■ **MATERIAL**
<<<<
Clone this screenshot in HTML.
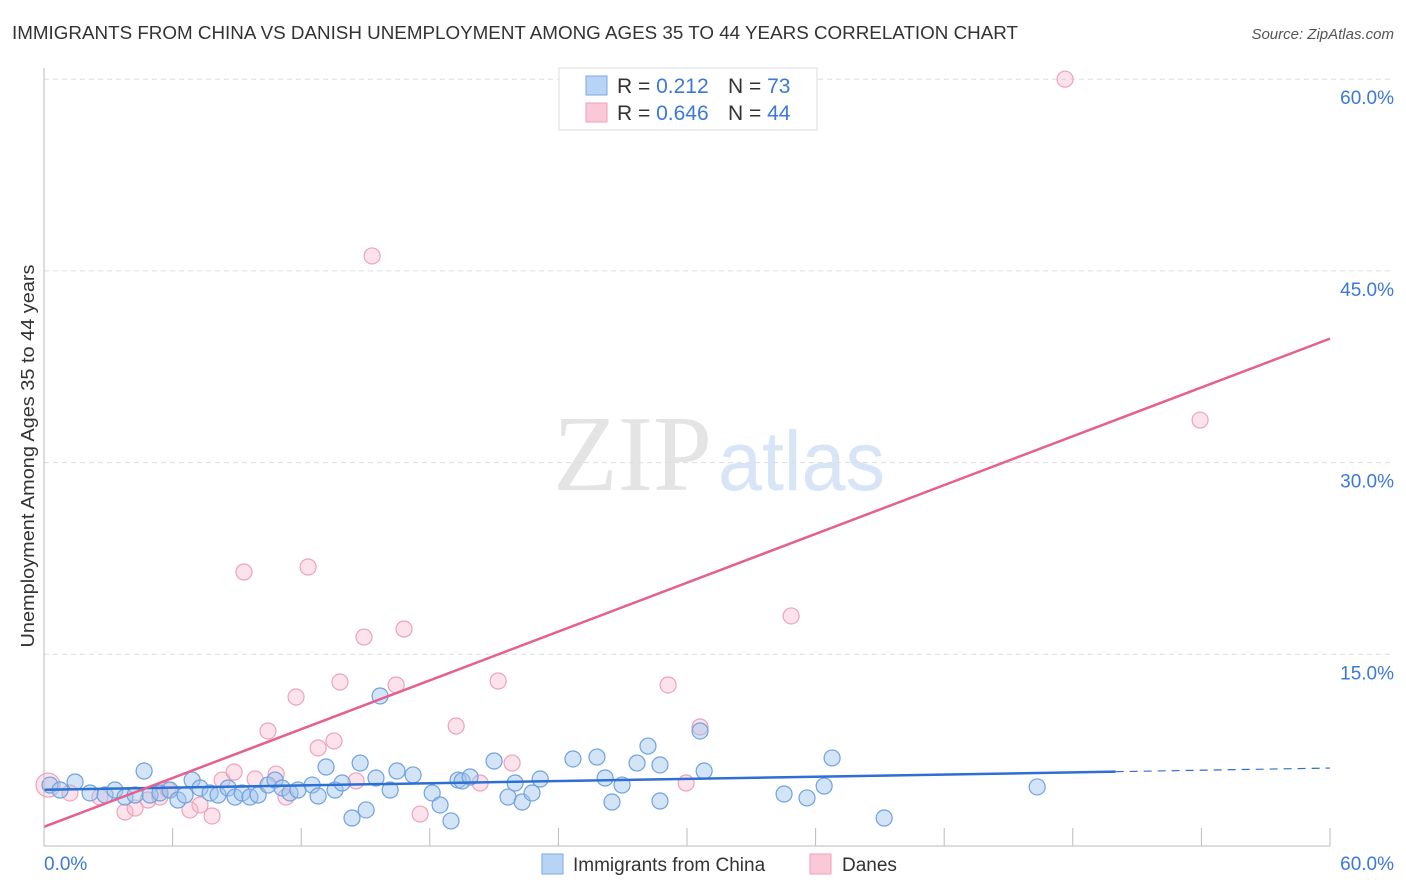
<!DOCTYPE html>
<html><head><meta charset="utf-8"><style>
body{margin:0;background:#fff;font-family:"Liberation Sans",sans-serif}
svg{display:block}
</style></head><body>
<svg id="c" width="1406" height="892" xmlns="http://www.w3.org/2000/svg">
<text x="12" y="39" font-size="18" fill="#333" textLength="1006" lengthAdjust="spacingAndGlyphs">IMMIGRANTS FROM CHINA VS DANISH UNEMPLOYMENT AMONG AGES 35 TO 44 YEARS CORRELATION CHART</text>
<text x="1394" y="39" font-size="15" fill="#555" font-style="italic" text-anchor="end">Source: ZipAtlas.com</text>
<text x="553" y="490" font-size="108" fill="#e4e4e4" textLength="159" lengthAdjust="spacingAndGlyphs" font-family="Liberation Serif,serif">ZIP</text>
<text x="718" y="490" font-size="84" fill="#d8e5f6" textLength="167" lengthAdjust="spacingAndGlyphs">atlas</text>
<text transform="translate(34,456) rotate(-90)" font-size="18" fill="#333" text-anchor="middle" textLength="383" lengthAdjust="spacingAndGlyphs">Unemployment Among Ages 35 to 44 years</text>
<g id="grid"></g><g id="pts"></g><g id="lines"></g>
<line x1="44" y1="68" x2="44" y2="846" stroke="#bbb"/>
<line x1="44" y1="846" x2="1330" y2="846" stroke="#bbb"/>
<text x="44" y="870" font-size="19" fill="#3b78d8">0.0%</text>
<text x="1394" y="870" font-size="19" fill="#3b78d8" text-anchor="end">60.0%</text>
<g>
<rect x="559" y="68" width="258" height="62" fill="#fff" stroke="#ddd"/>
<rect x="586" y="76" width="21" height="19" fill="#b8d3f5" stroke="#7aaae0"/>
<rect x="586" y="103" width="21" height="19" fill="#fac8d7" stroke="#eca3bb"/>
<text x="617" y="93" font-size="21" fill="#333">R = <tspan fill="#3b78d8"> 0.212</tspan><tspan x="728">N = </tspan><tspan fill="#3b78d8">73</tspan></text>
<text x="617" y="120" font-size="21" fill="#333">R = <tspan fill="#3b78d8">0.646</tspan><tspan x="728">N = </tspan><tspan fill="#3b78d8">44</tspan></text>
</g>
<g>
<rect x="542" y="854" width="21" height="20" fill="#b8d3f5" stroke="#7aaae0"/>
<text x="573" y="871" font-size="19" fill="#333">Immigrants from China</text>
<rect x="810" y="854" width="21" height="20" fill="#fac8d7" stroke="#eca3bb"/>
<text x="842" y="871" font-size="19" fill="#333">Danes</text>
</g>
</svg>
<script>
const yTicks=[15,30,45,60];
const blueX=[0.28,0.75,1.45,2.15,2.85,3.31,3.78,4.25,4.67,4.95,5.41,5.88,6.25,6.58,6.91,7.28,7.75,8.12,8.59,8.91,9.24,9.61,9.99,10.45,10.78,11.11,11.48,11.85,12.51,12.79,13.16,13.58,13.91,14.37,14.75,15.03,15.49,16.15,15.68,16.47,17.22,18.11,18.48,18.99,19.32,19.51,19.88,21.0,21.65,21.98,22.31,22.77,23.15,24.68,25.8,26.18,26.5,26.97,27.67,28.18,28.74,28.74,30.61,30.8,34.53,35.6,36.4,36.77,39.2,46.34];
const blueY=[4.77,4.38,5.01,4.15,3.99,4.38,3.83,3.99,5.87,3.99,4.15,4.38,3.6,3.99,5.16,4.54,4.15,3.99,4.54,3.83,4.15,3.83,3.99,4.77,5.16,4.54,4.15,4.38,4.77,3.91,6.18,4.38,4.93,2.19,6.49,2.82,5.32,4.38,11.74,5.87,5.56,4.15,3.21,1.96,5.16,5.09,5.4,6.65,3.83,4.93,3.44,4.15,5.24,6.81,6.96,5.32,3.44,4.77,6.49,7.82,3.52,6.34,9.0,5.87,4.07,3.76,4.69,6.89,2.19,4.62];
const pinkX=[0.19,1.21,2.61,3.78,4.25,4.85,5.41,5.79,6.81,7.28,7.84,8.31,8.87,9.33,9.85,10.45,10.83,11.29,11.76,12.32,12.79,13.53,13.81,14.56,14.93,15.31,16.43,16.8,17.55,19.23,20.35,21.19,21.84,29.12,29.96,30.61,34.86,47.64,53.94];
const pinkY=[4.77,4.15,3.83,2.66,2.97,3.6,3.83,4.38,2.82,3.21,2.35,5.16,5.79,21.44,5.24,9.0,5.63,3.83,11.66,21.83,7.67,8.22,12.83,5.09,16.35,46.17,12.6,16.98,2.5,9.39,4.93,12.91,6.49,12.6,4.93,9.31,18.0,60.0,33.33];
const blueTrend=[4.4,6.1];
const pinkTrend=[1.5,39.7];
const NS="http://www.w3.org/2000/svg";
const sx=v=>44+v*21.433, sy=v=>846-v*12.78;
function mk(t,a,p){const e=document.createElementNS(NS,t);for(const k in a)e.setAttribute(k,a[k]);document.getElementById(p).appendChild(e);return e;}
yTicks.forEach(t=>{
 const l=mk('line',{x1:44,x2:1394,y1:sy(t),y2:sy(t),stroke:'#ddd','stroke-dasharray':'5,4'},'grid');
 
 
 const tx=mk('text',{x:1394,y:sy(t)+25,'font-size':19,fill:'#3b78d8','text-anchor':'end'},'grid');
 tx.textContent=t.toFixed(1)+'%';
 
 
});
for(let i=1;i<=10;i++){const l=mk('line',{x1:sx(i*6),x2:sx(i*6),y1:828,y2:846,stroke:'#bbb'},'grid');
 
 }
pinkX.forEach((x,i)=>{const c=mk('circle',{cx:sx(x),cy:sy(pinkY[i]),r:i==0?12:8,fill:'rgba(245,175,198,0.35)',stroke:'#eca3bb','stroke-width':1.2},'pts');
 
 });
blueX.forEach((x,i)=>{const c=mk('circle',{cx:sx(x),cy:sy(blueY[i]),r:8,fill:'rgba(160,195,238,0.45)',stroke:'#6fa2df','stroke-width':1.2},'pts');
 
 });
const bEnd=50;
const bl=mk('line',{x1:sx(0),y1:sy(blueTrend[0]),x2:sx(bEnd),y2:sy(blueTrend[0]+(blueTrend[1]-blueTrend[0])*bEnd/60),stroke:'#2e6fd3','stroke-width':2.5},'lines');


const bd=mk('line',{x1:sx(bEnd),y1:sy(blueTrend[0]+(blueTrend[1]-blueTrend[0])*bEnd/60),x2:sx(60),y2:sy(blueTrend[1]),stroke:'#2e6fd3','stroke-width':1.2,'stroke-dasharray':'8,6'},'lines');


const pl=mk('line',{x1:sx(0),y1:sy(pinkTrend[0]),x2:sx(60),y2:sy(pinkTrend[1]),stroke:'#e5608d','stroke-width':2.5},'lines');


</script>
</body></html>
>>>>
■ **WHAT IS REQUIRED**
Repeat the data exactly, dropping every picture it holds.

■ **RESULT OF THE EXERCISE**
Clone this screenshot in HTML.
<!DOCTYPE html>
<html><head><meta charset="utf-8"><style>
body{margin:0;background:#fff;font-family:"Liberation Sans",sans-serif}
svg{display:block}
</style></head><body>
<svg id="c" width="1406" height="892" xmlns="http://www.w3.org/2000/svg">
<text x="12" y="39" font-size="18" fill="#333" textLength="1006" lengthAdjust="spacingAndGlyphs">IMMIGRANTS FROM CHINA VS DANISH UNEMPLOYMENT AMONG AGES 35 TO 44 YEARS CORRELATION CHART</text>
<text x="1394" y="39" font-size="15" fill="#555" font-style="italic" text-anchor="end">Source: ZipAtlas.com</text>
<text x="553" y="490" font-size="108" fill="#e4e4e4" textLength="159" lengthAdjust="spacingAndGlyphs" font-family="Liberation Serif,serif">ZIP</text>
<text x="718" y="490" font-size="84" fill="#d8e5f6" textLength="167" lengthAdjust="spacingAndGlyphs">atlas</text>
<text transform="translate(34,456) rotate(-90)" font-size="18" fill="#333" text-anchor="middle" textLength="383" lengthAdjust="spacingAndGlyphs">Unemployment Among Ages 35 to 44 years</text>
<g id="grid"></g><g id="pts"></g><g id="lines"></g>
<line x1="44" y1="68" x2="44" y2="846" stroke="#bbb"/>
<line x1="44" y1="846" x2="1330" y2="846" stroke="#bbb"/>
<text x="44" y="870" font-size="19" fill="#3b78d8">0.0%</text>
<text x="1394" y="870" font-size="19" fill="#3b78d8" text-anchor="end">60.0%</text>
<g>
<rect x="559" y="68" width="258" height="62" fill="#fff" stroke="#ddd"/>
<rect x="586" y="76" width="21" height="19" fill="#b8d3f5" stroke="#7aaae0"/>
<rect x="586" y="103" width="21" height="19" fill="#fac8d7" stroke="#eca3bb"/>
<text x="617" y="93" font-size="21" fill="#333">R = <tspan fill="#3b78d8"> 0.212</tspan><tspan x="728">N = </tspan><tspan fill="#3b78d8">73</tspan></text>
<text x="617" y="120" font-size="21" fill="#333">R = <tspan fill="#3b78d8">0.646</tspan><tspan x="728">N = </tspan><tspan fill="#3b78d8">44</tspan></text>
</g>
<g>
<rect x="542" y="854" width="21" height="20" fill="#b8d3f5" stroke="#7aaae0"/>
<text x="573" y="871" font-size="19" fill="#333">Immigrants from China</text>
<rect x="810" y="854" width="21" height="20" fill="#fac8d7" stroke="#eca3bb"/>
<text x="842" y="871" font-size="19" fill="#333">Danes</text>
</g>
</svg>
<script>
const yTicks=[15,30,45,60];
const blueX=[0.28,0.75,1.45,2.15,2.85,3.31,3.78,4.25,4.67,4.95,5.41,5.88,6.25,6.58,6.91,7.28,7.75,8.12,8.59,8.91,9.24,9.61,9.99,10.45,10.78,11.11,11.48,11.85,12.51,12.79,13.16,13.58,13.91,14.37,14.75,15.03,15.49,16.15,15.68,16.47,17.22,18.11,18.48,18.99,19.32,19.51,19.88,21.0,21.65,21.98,22.31,22.77,23.15,24.68,25.8,26.18,26.5,26.97,27.67,28.18,28.74,28.74,30.61,30.8,34.53,35.6,36.4,36.77,39.2,46.34];
const blueY=[4.77,4.38,5.01,4.15,3.99,4.38,3.83,3.99,5.87,3.99,4.15,4.38,3.6,3.99,5.16,4.54,4.15,3.99,4.54,3.83,4.15,3.83,3.99,4.77,5.16,4.54,4.15,4.38,4.77,3.91,6.18,4.38,4.93,2.19,6.49,2.82,5.32,4.38,11.74,5.87,5.56,4.15,3.21,1.96,5.16,5.09,5.4,6.65,3.83,4.93,3.44,4.15,5.24,6.81,6.96,5.32,3.44,4.77,6.49,7.82,3.52,6.34,9.0,5.87,4.07,3.76,4.69,6.89,2.19,4.62];
const pinkX=[0.19,1.21,2.61,3.78,4.25,4.85,5.41,5.79,6.81,7.28,7.84,8.31,8.87,9.33,9.85,10.45,10.83,11.29,11.76,12.32,12.79,13.53,13.81,14.56,14.93,15.31,16.43,16.8,17.55,19.23,20.35,21.19,21.84,29.12,29.96,30.61,34.86,47.64,53.94];
const pinkY=[4.77,4.15,3.83,2.66,2.97,3.6,3.83,4.38,2.82,3.21,2.35,5.16,5.79,21.44,5.24,9.0,5.63,3.83,11.66,21.83,7.67,8.22,12.83,5.09,16.35,46.17,12.6,16.98,2.5,9.39,4.93,12.91,6.49,12.6,4.93,9.31,18.0,60.0,33.33];
const blueTrend=[4.4,6.1];
const pinkTrend=[1.5,39.7];
const NS="http://www.w3.org/2000/svg";
const sx=v=>44+v*21.433, sy=v=>846-v*12.78;
function mk(t,a,p){const e=document.createElementNS(NS,t);for(const k in a)e.setAttribute(k,a[k]);document.getElementById(p).appendChild(e);return e;}
yTicks.forEach(t=>{
 const l=mk('line',{x1:44,x2:1394,y1:sy(t),y2:sy(t),stroke:'#ddd','stroke-dasharray':'5,4'},'grid');
 
 
 const tx=mk('text',{x:1394,y:sy(t)+25,'font-size':19,fill:'#3b78d8','text-anchor':'end'},'grid');
 tx.textContent=t.toFixed(1)+'%';
 
 
});
for(let i=1;i<=10;i++){const l=mk('line',{x1:sx(i*6),x2:sx(i*6),y1:828,y2:846,stroke:'#bbb'},'grid');
 
 }
pinkX.forEach((x,i)=>{const c=mk('circle',{cx:sx(x),cy:sy(pinkY[i]),r:i==0?12:8,fill:'rgba(245,175,198,0.35)',stroke:'#eca3bb','stroke-width':1.2},'pts');
 
 });
blueX.forEach((x,i)=>{const c=mk('circle',{cx:sx(x),cy:sy(blueY[i]),r:8,fill:'rgba(160,195,238,0.45)',stroke:'#6fa2df','stroke-width':1.2},'pts');
 
 });
const bEnd=50;
const bl=mk('line',{x1:sx(0),y1:sy(blueTrend[0]),x2:sx(bEnd),y2:sy(blueTrend[0]+(blueTrend[1]-blueTrend[0])*bEnd/60),stroke:'#2e6fd3','stroke-width':2.5},'lines');


const bd=mk('line',{x1:sx(bEnd),y1:sy(blueTrend[0]+(blueTrend[1]-blueTrend[0])*bEnd/60),x2:sx(60),y2:sy(blueTrend[1]),stroke:'#2e6fd3','stroke-width':1.2,'stroke-dasharray':'8,6'},'lines');


const pl=mk('line',{x1:sx(0),y1:sy(pinkTrend[0]),x2:sx(60),y2:sy(pinkTrend[1]),stroke:'#e5608d','stroke-width':2.5},'lines');


</script>
</body></html>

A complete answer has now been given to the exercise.